▸ **AIM**:
Report the number of lines in the entries below that include the word "Python", and nothing else.

Figure scripts
┄┄┄┄┄┄┄┄┄┄┄┄┄┄┄┄┄┄┄┄
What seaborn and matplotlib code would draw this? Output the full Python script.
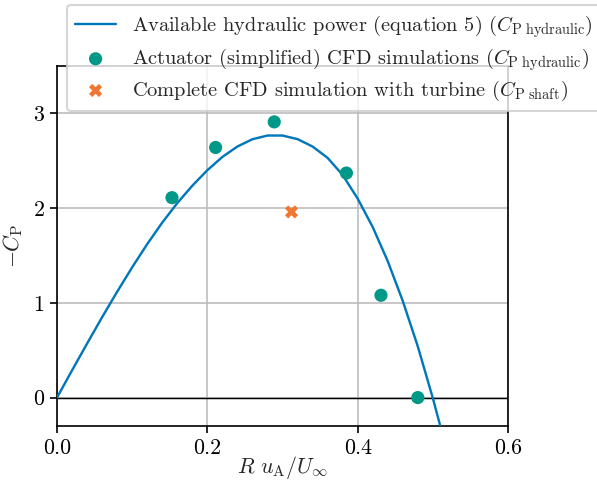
import matplotlib
matplotlib.use("Agg")
import matplotlib.pyplot as plt
import seaborn as sns

# Available hydraulic power curve
curve_x = [0.00, 0.02, 0.04, 0.06, 0.08, 0.10, 0.12, 0.14, 0.16, 0.18,
           0.20, 0.22, 0.24, 0.26, 0.28, 0.30, 0.32, 0.34, 0.36, 0.38,
           0.40, 0.42, 0.44, 0.46, 0.48, 0.50, 0.51]
curve_y = [0.000, 0.287, 0.570, 0.848, 1.117, 1.375, 1.620, 1.847, 2.053, 2.236,
           2.400, 2.540, 2.650, 2.727, 2.766, 2.766, 2.728, 2.650, 2.530, 2.350,
           2.100, 1.800, 1.440, 1.020, 0.540, -0.006, -0.303]

# Actuator (simplified) CFD simulations
act_x = [0.153, 0.211, 0.289, 0.385, 0.431, 0.480]
act_y = [2.11, 2.64, 2.91, 2.37, 1.08, 0.00]

# Complete CFD simulation with turbine
full_x = [0.312]
full_y = [1.96]

x_ticks = [0.0, 0.2, 0.4, 0.6]
y_ticks = [0, 1, 2, 3]

sns.set_style("ticks")
plt.rcParams.update({
    "font.family": ["cmr10", "DejaVu Serif"],
    "mathtext.fontset": "cm",
    "axes.unicode_minus": False,
    "axes.formatter.use_mathtext": True,
    "font.size": 10.5,
})

fig = plt.figure(figsize=(597 / 150, 482 / 150), dpi=150)
ax = fig.add_axes([57 / 597, 1 - 426 / 482, (508 - 57) / 597, (426 - 66) / 482])

ax.grid(True, color="#bdbdc1", linewidth=0.8)
ax.set_axisbelow(True)
ax.axhline(0, color="black", linewidth=0.7, zorder=1.5)

blue = "#0077BB"
teal = "#009988"
orange = "#EE7733"

sns.lineplot(x=curve_x, y=curve_y, ax=ax, color=blue, linewidth=1.15,
             label=r"Available hydraulic power (equation 5) ($C_\mathrm{P\ hydraulic}$)",
             zorder=3, sort=False)
sns.scatterplot(x=act_x, y=act_y, ax=ax, color=teal, s=40, marker="o",
                edgecolor="none",
                label=r"Actuator (simplified) CFD simulations ($C_\mathrm{P\ hydraulic}$)",
                zorder=4)
sns.scatterplot(x=full_x, y=full_y, ax=ax, color=orange, s=40, marker="X",
                edgecolor="none",
                label=r"Complete CFD simulation with turbine ($C_\mathrm{P\ shaft}$)",
                zorder=4)

ax.set_xlim(0, 0.6)
ax.set_ylim(-0.3, 3.5)
ax.set_xticks(x_ticks)
ax.set_xticklabels([f"{v:.1f}" for v in x_ticks])
ax.set_yticks(y_ticks)
ax.set_yticklabels([str(v) for v in y_ticks])
ax.set_xlabel(r"$R\ u_\mathrm{A}/U_\infty$")
ax.xaxis.set_label_coords(0.5, -0.078)
ax.set_ylabel(r"$-C_\mathrm{P}$", labelpad=4)

for s in ax.spines.values():
    s.set_color("black")
    s.set_linewidth(0.8)
ax.tick_params(colors="black", width=0.8, length=3.5, pad=2.5)

ax.legend(loc="upper left", bbox_to_anchor=(67 / 597, 1 - 5 / 482),
          bbox_transform=fig.transFigure, borderaxespad=0, frameon=True,
          fontsize=9.8, labelspacing=0.3)

fig.savefig("out.png", dpi=150)
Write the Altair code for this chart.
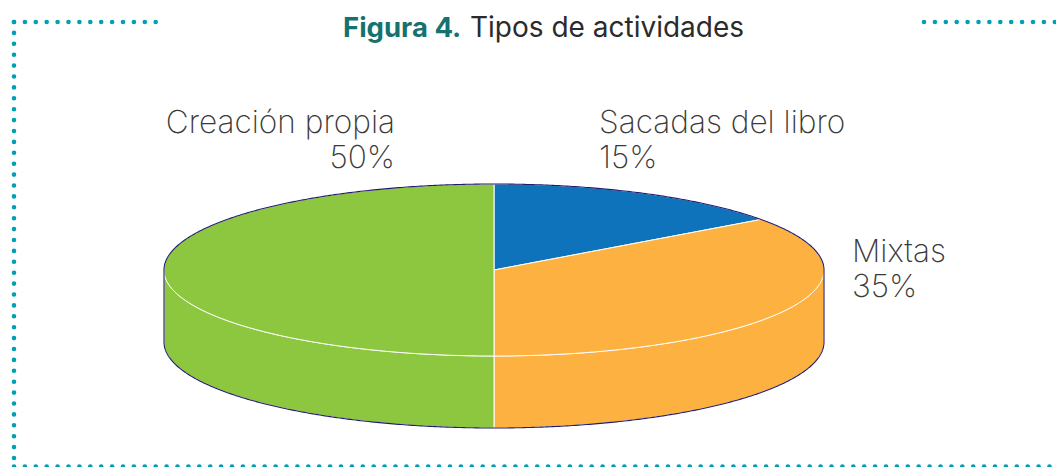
import numpy as np
import altair as alt

categorias = ["Sacadas del libro", "Mixtas", "Creación propia"]
porcentajes = [15, 35, 50]
colores = ["#0F73BC", "#FDB140", "#8DC63F"]
titulo_a = "Figura 4."
titulo_b = "Tipos de actividades"

RX, RY, DEPTH = 330, 86, 72
CX, CY = 486, 262
FONT = "Inter"
TEAL = "#00A0B4"
NAVY = "#211C70"


def rim(a0, a1, drop=0):
    ts = np.radians(np.linspace(a0, a1, max(int(abs(a1 - a0) * 2), 2)))
    return [[float(RX * np.sin(t)), float(RY * np.cos(t) - drop)] for t in ts]


def feature(kind, coords, name=""):
    return {"type": "Feature", "properties": {"cat": name},
            "geometry": {"type": kind, "coordinates": coords}}


tops, walls = [], []
start = 0.0
for cat, pct in zip(categorias, porcentajes):
    end = start + pct * 3.6
    tops.append(feature("Polygon", [[[0.0, 0.0]] + rim(start, end) + [[0.0, 0.0]]], cat))
    a0, a1 = max(start, 90.0), min(end, 270.0)
    if a1 > a0:
        front = rim(a0, a1)
        back = rim(a1, a0, DEPTH)
        walls.append(feature("Polygon", [front + back + [front[0]]], cat))
    start = end

outline = [feature("LineString", rim(90, 270, DEPTH)),
           feature("LineString", rim(-90, 90)),
           feature("LineString", [[float(RX), 0.0], [float(RX), float(-DEPTH)]]),
           feature("LineString", [[float(-RX), 0.0], [float(-RX), float(-DEPTH)]])]

color = alt.Color("properties.cat:N", legend=None,
                  scale=alt.Scale(domain=categorias, range=colores))
proj = dict(type="identity", reflectY=True, scale=1, translate=[CX, CY])


def shape(features, **mark):
    return alt.Chart(alt.Data(values=features)).mark_geoshape(**mark).project(**proj)


layers = [
    shape(walls, stroke="white", strokeWidth=1).encode(color=color),
    shape(tops, stroke="white", strokeWidth=1).encode(color=color),
    shape(outline, filled=False, stroke=NAVY, strokeWidth=1.1),
]


def dots(x0, x1, y0, y1):
    return alt.Chart(alt.Data(values=[{"k": 0}])).mark_rule(
        color=TEAL, strokeWidth=4.6, strokeCap="round", strokeDash=[0, 10.9]
    ).encode(x=alt.value(x0), x2=alt.value(x1), y=alt.value(y0), y2=alt.value(y1))


layers += [dots(6, 156, 14, 14), dots(6, 6, 14, 458), dots(6, 1048, 458.5, 458.5), dots(916, 1048, 14, 14)]


def text(content, x, y, align="left", size=31.6, weight=200, col="#3A3A3A"):
    return alt.Chart(alt.Data(values=[{"k": 0}])).mark_text(
        text=content, align=align, baseline="middle", lineHeight=35,
        font=FONT, fontSize=size, fontWeight=weight, color=col
    ).encode(x=alt.value(x), y=alt.value(y))


def rotulo(i):
    return [categorias[i], f"{porcentajes[i]}%"]


layers += [
    text(titulo_a, 335, 21, size=27.5, weight=700, col="#16726F"),
    text(titulo_b, 462, 21, size=28, weight=400, col="#2B2B2B"),
    text(rotulo(2), 387, 116, align="right"),
    text(rotulo(0), 591, 116),
    text(rotulo(1), 844, 245),
]

chart = alt.layer(*layers).properties(
    width=1048, height=459, padding=0, autosize=alt.AutoSizeParams(type="none")
).configure_view(stroke=None)

chart.save("out.html", embed_options={"renderer": "svg", "actions": False})
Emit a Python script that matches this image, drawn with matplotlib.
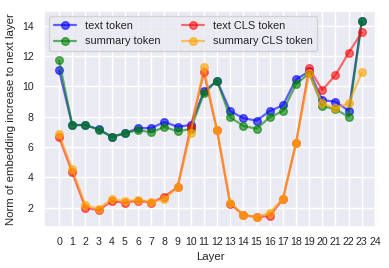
import matplotlib

matplotlib.use("Agg")
import matplotlib.pyplot as plt
import numpy as np
import seaborn as sns

sns.set_theme(style="darkgrid")
plt.rcParams["font.family"] = ["Liberation Sans", "DejaVu Sans"]

# norm of the embedding increase per layer
layers = np.arange(24)
text_token = [11.06, 7.45, 7.45, 7.17, 6.68, 6.9, 7.25, 7.25, 7.65, 7.34, 7.45, 9.67,
              10.37, 8.37, 7.91, 7.74, 8.37, 8.75, 10.46, 11.0, 9.1, 8.99, 8.4, 14.33]
summary_token = [11.72, 7.45, 7.45, 7.15, 6.68, 6.9, 7.12, 6.97, 7.32, 7.04, 7.19, 9.54,
                 10.37, 7.96, 7.39, 7.21, 7.96, 8.37, 10.13, 10.88, 8.7, 8.49, 8.0, 14.33]
text_cls = [6.64, 4.33, 1.98, 1.83, 2.42, 2.33, 2.46, 2.33, 2.73, 3.34, 7.3, 10.92,
            7.1, 2.24, 1.52, 1.37, 1.45, 2.55, 6.24, 11.19, 9.76, 10.75, 12.22, 13.56]
summary_cls = [6.84, 4.53, 2.16, 1.93, 2.55, 2.44, 2.51, 2.38, 2.55, 3.34, 6.95, 11.25,
               7.12, 2.33, 1.52, 1.37, 1.67, 2.55, 6.24, 10.86, 8.88, 8.55, 8.88, 10.92]

fig, ax = plt.subplots(figsize=(3.89, 2.68), dpi=100)
fig.subplots_adjust(left=0.113, right=0.969, bottom=0.153, top=0.959)

ax.plot(layers, text_token, marker="o", color="blue", alpha=0.6, lw=1.6, ms=5.5, label="text token")
ax.plot(layers, summary_token, marker="o", color="green", alpha=0.6, lw=1.6, ms=5.5, label="summary token")
ax.plot(layers, text_cls, marker="o", color="red", alpha=0.55, lw=1.6, ms=5.5, label="text CLS token")
ax.plot(layers, summary_cls, marker="o", color="orange", alpha=0.6, lw=1.6, ms=5.5, label="summary CLS token")

ax.set_xticks(np.arange(25))
ax.tick_params(axis="both", labelsize=7.6, length=0, pad=7.5)
ax.set_xlabel("Layer", fontsize=8.2, labelpad=3)
ax.set_ylabel("Norm of embedding increase to next layer", fontsize=8.2, labelpad=4)
ax.legend(ncol=2, loc="upper left", fontsize=7.9, columnspacing=2.0)

fig.savefig("out.png", dpi=100)
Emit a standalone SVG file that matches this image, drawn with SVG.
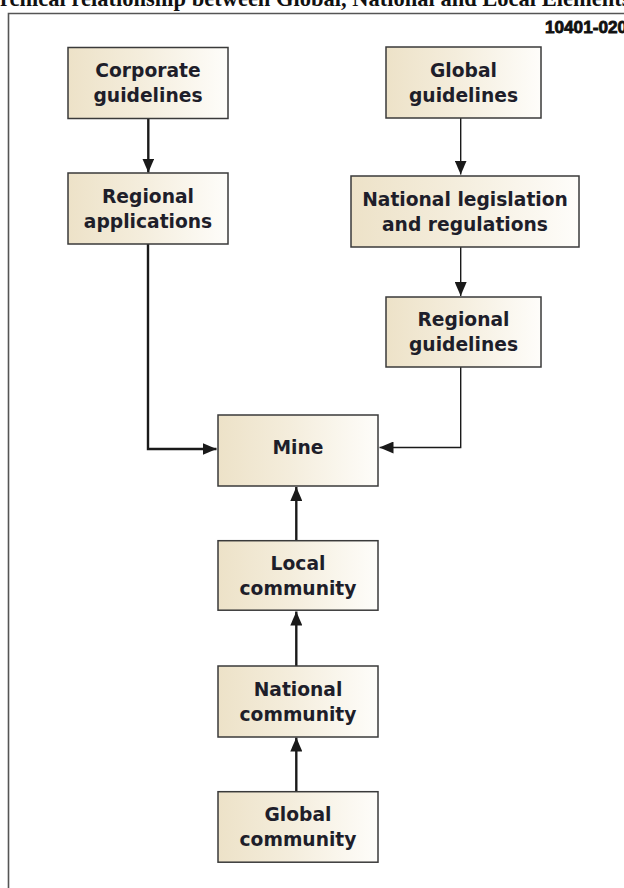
<svg xmlns="http://www.w3.org/2000/svg" width="624" height="888" viewBox="0 0 624 888">
<defs>
<linearGradient id="bf" x1="0" y1="0" x2="1" y2="0">
<stop offset="0" stop-color="#ede2c8"/>
<stop offset="0.45" stop-color="#f4eddc"/>
<stop offset="1" stop-color="#fefdfa"/>
</linearGradient>
<marker id="ah" markerUnits="userSpaceOnUse" markerWidth="14" markerHeight="12" refX="14" refY="6" orient="auto">
<path d="M0,0 L14,6 L0,12 z" fill="#1a1a1a"/>
</marker>
</defs>
<style>
.box{fill:url(#bf);stroke:#3a3a3a;stroke-width:1.5}
.lbl{font-family:"DejaVu Sans",Verdana,sans-serif;font-weight:bold;font-size:18.7px;fill:#1e1e2a;text-anchor:middle}
.c{fill:none;stroke:#1a1a1a;marker-end:url(#ah)}
.thick{stroke-width:2.4}
.thin{stroke-width:1.4}
</style>
<rect width="624" height="888" fill="#ffffff"/>
<text x="-55" y="6" font-family="Liberation Serif,serif" font-weight="bold" font-size="22.5" fill="#111">Hierarchical relationship between Global, National and Local Elements</text>
<path d="M8.5,888 V13.5 H624" fill="none" stroke="#555" stroke-width="1.6"/>
<text x="545" y="33.3" font-family="Liberation Sans,Arial,sans-serif" font-weight="bold" font-size="16.5" fill="#111" stroke="#111" stroke-width="0.8" textLength="82" lengthAdjust="spacingAndGlyphs">10401-020</text>

<g id="connectors">
<path class="c thick" d="M148.3,118.5 V172.5"/>
<path class="c thin" d="M460.7,118 V174.5"/>
<path class="c thin" d="M460.7,247 V296"/>
<path class="c thick" d="M148,244 V449 H216.5"/>
<path class="c thin" d="M460.7,367 V447.5 H379.5"/>
<path class="c thick" d="M296.3,540.7 V487"/>
<path class="c thick" d="M296.3,666 V611.5"/>
<path class="c thick" d="M296.3,791.7 V737.5"/>
</g>

<g id="corporate-guidelines">
<rect class="box" x="68" y="47.5" width="160" height="71"/>
<text class="lbl" x="148" y="77.4">Corporate</text>
<text class="lbl" x="148" y="102.4">guidelines</text>
</g>
<g id="regional-applications">
<rect class="box" x="68" y="173" width="160" height="71"/>
<text class="lbl" x="148" y="202.9">Regional</text>
<text class="lbl" x="148" y="227.9">applications</text>
</g>
<g id="global-guidelines">
<rect class="box" x="386" y="47" width="155" height="71"/>
<text class="lbl" x="463.5" y="76.9">Global</text>
<text class="lbl" x="463.5" y="101.9">guidelines</text>
</g>
<g id="national-legislation">
<rect class="box" x="351" y="176" width="228" height="71"/>
<text class="lbl" x="465" y="205.9">National legislation</text>
<text class="lbl" x="465" y="230.9">and regulations</text>
</g>
<g id="regional-guidelines">
<rect class="box" x="386" y="297" width="155" height="70"/>
<text class="lbl" x="463.5" y="326.4">Regional</text>
<text class="lbl" x="463.5" y="351.4">guidelines</text>
</g>
<g id="mine">
<rect class="box" x="218" y="415" width="160" height="71"/>
<text class="lbl" x="298" y="454">Mine</text>
</g>
<g id="local-community">
<rect class="box" x="218" y="540.7" width="160" height="69.5"/>
<text class="lbl" x="298" y="569.8">Local</text>
<text class="lbl" x="298" y="594.8">community</text>
</g>
<g id="national-community">
<rect class="box" x="218" y="666" width="160" height="71"/>
<text class="lbl" x="298" y="695.9">National</text>
<text class="lbl" x="298" y="720.9">community</text>
</g>
<g id="global-community">
<rect class="box" x="218" y="791.7" width="160" height="70.5"/>
<text class="lbl" x="298" y="821.3">Global</text>
<text class="lbl" x="298" y="846.3">community</text>
</g>
</svg>
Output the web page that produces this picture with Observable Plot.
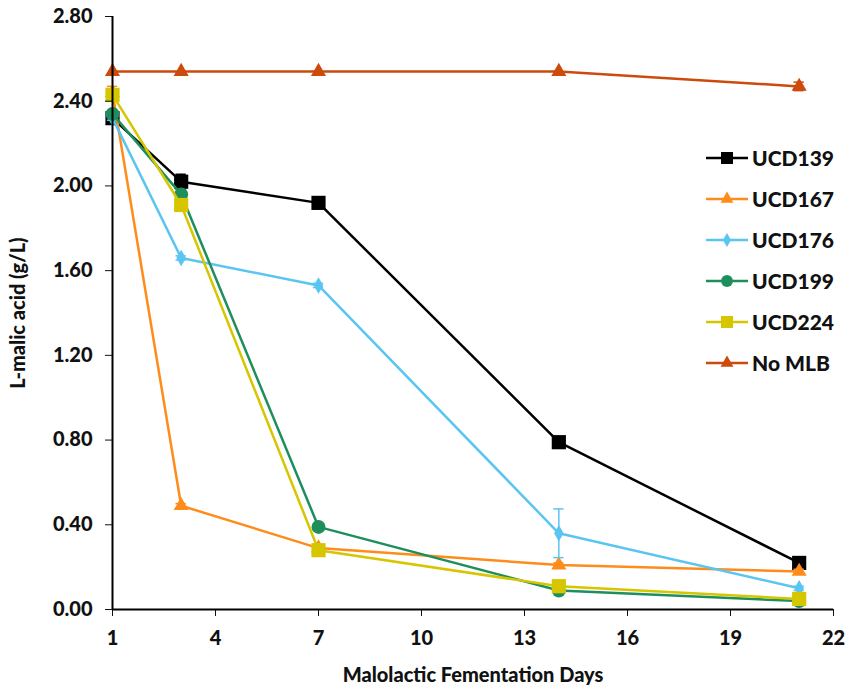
┄┄┄┄┄┄┄┄┄┄┄┄┄┄┄┄┄┄┄┄
▸ **ANSWER TO THE EXERCISE**:
2